> [WHAT THE TASK ASKS] In the data below, locate the line containing "Recreate this image" and the line containing "import * as", then retype both and everything between them exactly. Pictures are not part of the copy.

> [DATA ENTRIES]
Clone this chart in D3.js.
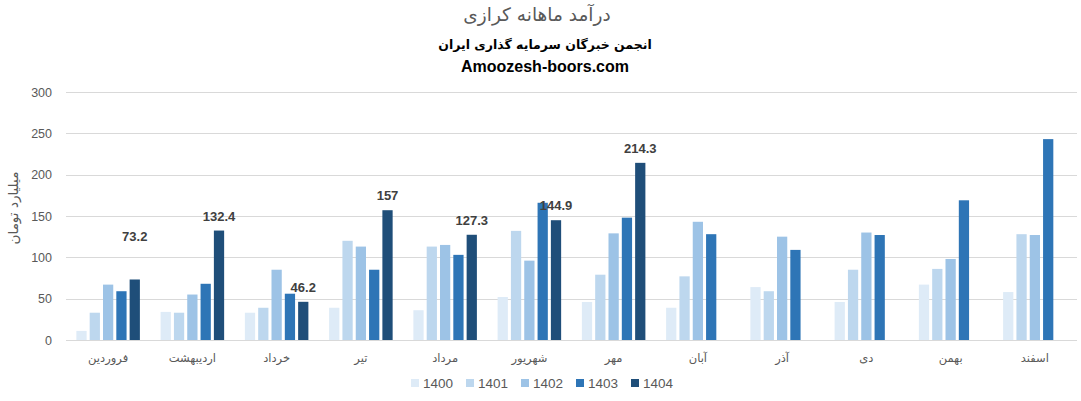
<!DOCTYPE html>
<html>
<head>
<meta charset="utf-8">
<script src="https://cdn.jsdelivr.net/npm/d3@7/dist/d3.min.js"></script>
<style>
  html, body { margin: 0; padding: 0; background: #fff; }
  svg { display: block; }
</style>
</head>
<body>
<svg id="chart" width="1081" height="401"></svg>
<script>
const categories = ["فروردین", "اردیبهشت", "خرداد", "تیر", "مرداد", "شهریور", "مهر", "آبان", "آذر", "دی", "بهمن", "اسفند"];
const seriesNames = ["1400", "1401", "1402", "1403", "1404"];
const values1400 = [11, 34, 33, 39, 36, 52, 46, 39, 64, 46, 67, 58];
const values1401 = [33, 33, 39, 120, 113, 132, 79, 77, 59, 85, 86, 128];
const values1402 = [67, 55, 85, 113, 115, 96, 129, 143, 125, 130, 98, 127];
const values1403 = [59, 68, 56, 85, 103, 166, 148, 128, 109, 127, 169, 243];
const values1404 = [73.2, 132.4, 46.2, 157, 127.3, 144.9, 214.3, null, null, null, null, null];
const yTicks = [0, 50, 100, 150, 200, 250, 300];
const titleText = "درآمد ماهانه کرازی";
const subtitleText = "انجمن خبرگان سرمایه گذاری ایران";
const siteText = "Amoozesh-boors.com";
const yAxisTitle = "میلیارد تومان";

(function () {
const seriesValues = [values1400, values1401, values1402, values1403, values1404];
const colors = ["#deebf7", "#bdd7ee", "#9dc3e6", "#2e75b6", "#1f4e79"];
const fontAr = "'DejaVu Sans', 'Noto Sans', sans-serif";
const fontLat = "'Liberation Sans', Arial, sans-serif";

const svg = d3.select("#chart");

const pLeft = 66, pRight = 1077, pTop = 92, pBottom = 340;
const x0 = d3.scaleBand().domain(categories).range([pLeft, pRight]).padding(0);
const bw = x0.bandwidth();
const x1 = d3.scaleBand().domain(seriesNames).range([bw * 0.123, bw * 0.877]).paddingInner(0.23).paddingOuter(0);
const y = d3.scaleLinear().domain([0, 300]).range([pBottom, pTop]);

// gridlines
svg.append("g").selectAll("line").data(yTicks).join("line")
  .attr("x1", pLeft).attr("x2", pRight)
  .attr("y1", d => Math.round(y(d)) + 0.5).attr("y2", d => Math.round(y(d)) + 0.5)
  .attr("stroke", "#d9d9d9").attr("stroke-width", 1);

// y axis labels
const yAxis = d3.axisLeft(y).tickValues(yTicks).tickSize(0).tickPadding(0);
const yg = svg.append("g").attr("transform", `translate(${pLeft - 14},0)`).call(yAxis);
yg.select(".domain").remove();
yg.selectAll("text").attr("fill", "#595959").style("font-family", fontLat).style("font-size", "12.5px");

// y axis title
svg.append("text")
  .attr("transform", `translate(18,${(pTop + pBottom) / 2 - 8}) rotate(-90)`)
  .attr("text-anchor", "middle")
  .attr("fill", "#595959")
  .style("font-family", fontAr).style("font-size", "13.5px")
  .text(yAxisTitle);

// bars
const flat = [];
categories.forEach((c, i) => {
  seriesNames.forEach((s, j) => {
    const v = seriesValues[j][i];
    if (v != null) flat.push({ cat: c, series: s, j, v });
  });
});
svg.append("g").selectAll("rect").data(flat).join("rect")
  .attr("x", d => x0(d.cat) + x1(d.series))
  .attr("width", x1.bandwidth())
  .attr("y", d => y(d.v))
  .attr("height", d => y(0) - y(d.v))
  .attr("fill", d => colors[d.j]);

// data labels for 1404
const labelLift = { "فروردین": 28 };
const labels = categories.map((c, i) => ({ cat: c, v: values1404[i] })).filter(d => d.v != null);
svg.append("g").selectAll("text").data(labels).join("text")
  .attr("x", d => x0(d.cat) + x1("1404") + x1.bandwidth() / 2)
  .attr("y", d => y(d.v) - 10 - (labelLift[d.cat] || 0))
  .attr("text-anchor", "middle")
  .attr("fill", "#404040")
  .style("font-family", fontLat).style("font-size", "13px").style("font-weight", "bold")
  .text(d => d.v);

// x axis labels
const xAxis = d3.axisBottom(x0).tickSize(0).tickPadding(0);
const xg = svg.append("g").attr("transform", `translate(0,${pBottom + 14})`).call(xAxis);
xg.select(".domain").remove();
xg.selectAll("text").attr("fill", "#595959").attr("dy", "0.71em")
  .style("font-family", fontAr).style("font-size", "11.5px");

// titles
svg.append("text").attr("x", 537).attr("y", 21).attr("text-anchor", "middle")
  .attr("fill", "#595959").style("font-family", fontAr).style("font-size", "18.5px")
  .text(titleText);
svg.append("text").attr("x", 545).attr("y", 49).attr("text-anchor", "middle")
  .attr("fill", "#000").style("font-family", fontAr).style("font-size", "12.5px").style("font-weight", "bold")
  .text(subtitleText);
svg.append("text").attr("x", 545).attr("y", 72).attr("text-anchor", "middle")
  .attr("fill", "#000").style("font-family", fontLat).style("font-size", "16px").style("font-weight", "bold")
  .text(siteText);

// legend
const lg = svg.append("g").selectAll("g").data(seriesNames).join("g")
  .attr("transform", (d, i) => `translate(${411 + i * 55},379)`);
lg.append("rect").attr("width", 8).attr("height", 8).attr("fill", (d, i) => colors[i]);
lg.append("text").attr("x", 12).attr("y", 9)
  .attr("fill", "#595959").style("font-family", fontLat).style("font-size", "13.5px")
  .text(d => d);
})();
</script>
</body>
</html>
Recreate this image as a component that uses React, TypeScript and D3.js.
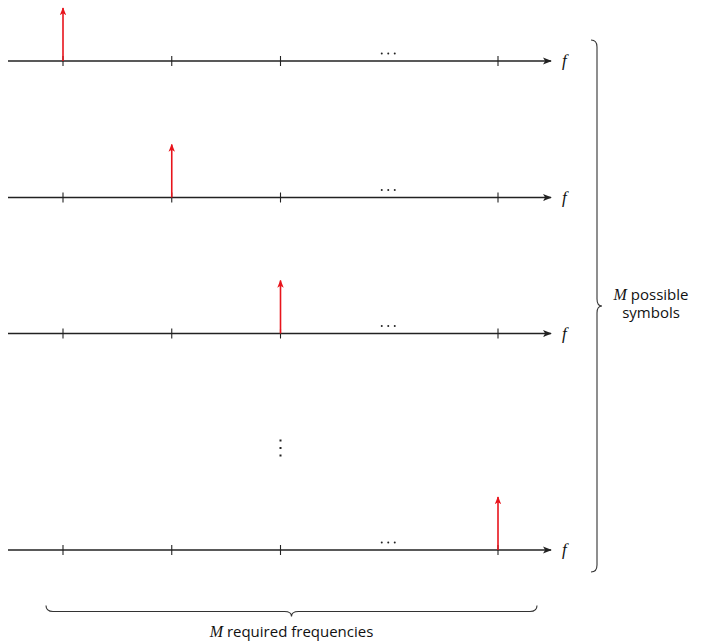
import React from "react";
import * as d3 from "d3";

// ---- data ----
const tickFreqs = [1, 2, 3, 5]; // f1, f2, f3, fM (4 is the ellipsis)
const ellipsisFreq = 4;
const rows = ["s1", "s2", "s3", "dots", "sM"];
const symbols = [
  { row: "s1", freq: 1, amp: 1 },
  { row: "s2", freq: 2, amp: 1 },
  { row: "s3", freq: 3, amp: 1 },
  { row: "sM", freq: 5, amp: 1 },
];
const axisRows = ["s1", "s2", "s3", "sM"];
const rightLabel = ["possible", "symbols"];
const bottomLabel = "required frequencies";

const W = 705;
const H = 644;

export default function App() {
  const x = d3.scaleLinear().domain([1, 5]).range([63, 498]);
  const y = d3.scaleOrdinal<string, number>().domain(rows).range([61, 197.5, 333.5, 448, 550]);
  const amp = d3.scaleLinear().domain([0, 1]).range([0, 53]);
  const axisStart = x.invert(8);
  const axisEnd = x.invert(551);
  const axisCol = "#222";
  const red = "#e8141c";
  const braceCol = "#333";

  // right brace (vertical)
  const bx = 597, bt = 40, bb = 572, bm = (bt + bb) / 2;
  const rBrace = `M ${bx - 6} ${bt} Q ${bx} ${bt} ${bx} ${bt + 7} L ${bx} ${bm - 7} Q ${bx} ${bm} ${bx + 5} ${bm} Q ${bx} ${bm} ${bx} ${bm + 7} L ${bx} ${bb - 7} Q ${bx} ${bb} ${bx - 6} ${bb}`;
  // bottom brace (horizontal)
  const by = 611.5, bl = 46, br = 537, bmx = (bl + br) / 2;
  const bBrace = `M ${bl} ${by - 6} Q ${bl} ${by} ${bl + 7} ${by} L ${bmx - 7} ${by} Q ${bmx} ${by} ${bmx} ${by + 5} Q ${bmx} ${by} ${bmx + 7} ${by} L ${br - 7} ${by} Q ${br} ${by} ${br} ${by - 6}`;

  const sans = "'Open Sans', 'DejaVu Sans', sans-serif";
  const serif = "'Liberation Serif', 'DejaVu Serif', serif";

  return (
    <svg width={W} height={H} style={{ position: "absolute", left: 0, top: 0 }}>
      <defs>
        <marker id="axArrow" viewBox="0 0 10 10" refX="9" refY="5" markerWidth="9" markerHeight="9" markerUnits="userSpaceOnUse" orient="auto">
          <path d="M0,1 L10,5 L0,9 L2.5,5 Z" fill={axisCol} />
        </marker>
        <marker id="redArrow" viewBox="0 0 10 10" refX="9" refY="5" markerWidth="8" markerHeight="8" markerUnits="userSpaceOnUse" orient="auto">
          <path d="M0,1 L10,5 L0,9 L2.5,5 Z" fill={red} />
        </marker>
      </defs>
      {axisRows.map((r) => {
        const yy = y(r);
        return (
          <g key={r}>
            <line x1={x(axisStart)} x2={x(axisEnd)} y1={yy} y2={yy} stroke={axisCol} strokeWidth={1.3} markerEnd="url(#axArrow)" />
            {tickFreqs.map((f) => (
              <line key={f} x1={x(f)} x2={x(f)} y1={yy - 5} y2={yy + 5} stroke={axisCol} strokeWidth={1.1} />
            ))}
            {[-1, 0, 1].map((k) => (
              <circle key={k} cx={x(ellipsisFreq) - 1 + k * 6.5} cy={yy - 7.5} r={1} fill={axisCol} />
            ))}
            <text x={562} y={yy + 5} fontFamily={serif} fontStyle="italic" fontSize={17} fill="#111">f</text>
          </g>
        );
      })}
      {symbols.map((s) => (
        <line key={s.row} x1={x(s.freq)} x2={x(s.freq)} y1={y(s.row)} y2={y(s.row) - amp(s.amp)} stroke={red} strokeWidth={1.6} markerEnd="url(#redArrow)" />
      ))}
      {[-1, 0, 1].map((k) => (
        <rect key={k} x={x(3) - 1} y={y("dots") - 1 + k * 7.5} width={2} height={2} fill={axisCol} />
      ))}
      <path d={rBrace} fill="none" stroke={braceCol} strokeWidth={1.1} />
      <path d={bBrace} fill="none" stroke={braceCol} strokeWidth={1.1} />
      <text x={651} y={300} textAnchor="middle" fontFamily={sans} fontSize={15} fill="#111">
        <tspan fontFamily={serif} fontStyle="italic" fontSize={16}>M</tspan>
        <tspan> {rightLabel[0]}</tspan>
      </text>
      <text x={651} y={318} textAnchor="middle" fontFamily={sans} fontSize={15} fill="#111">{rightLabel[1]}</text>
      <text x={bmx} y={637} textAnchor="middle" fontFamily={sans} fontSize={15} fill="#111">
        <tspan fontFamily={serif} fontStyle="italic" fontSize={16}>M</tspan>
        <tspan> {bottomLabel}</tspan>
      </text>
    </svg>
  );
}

> [RESULT FOR THIS TASK]
Recreate this image as a component that uses React, TypeScript and D3.js.
import React from "react";
import * as d3 from "d3";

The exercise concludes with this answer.